Keeping Big Data Fraud at Bay With Machine Learning
Exposing fraud in large biological data sets is the topic of NCI’s Office of Cancer Clinical Proteomics Research’s new blog, which highlights recent findings from scientists in the Clinical Proteomic Tumor Analysis Consortium (CPTAC).
The blog is based on a study by Michael S. Bradshaw and Samuel H. Payne, “Detecting fabrication in large-scale molecular omics data,” published in PLOS ONE. The study offers a proof-of-concept approach to identifying fraudulent data.
The investigators acknowledged that data errors and inaccuracies can be introduced in a number of ways, but noted that, “Data in biological sciences is particularly vulnerable to fraud given its size.” It’s simply much easier to hide manipulated data. Moreover, normal channels for identifying problems with data haven’t kept pace with the potential for fraud.
The authors believe the solution rests in technology. Their approach was grounded in Benford’s first digit law, which looks at the distribution of digit frequencies in a set of numbers, and flags those that don’t fit the pattern. That method is frequently used to identify fraud in the financial field but hasn’t yet been applied to biological data.

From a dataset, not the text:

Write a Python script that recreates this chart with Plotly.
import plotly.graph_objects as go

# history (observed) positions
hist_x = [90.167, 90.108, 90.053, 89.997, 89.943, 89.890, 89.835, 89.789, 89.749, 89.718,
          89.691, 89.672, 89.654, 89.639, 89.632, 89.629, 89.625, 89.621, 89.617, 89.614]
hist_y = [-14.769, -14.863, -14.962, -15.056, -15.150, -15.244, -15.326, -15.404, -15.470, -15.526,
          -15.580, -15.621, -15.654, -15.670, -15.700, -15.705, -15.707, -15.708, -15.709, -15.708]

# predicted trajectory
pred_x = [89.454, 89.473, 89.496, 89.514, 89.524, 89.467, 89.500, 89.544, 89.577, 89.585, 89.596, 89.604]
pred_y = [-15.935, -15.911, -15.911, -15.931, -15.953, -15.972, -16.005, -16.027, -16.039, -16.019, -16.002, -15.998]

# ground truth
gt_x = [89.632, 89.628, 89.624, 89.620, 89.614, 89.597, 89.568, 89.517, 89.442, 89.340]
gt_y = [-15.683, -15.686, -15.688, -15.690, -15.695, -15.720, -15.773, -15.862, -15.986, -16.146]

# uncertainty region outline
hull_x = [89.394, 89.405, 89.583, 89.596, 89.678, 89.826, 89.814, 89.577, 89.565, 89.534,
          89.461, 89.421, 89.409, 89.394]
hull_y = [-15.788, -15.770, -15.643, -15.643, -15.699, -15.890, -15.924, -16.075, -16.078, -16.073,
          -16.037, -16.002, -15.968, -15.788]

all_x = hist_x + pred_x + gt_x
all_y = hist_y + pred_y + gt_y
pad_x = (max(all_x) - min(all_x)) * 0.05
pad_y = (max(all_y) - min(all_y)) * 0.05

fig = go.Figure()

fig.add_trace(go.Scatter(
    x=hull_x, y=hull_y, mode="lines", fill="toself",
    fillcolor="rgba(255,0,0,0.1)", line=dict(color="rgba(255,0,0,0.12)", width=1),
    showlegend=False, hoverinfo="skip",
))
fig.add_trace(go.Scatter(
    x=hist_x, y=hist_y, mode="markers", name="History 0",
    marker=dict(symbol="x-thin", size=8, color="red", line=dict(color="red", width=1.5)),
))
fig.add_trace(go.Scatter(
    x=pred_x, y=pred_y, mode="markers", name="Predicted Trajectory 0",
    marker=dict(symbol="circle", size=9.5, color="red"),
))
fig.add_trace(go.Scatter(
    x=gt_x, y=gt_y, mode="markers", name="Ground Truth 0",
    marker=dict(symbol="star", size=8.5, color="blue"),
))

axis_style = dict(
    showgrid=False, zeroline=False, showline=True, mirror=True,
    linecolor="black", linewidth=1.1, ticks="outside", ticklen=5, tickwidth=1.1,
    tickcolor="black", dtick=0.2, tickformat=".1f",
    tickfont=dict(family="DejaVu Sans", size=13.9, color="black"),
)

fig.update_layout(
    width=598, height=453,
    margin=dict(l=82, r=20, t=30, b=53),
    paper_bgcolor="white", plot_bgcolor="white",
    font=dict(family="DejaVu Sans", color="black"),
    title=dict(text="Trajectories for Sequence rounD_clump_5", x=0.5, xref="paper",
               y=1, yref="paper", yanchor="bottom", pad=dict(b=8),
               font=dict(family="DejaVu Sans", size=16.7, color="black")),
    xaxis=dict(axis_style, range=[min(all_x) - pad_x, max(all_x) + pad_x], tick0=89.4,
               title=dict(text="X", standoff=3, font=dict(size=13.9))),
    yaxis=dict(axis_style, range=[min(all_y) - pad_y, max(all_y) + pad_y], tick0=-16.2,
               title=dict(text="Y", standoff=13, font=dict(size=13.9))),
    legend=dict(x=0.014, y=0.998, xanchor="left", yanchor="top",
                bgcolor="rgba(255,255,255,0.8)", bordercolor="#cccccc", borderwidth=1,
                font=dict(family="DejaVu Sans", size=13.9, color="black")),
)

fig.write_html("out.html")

The investigators expanded the Benford technique to better match values found in a biological data set. They developed a machine learning model to look for specific digit-frequency patterns, training it on real data from CPTAC. The model then was tested on a data set that included fake data (e.g., random number generation, resampling replacement, and imputation errors). Their model proved to be highly successful, achieving, on average, nearly 100% accuracy in detecting fabricated data.
Further research will be needed to see if this digit-frequency-pattern approach has real-world applications, and whether it can be used to uncover data fraud in other types of biological data.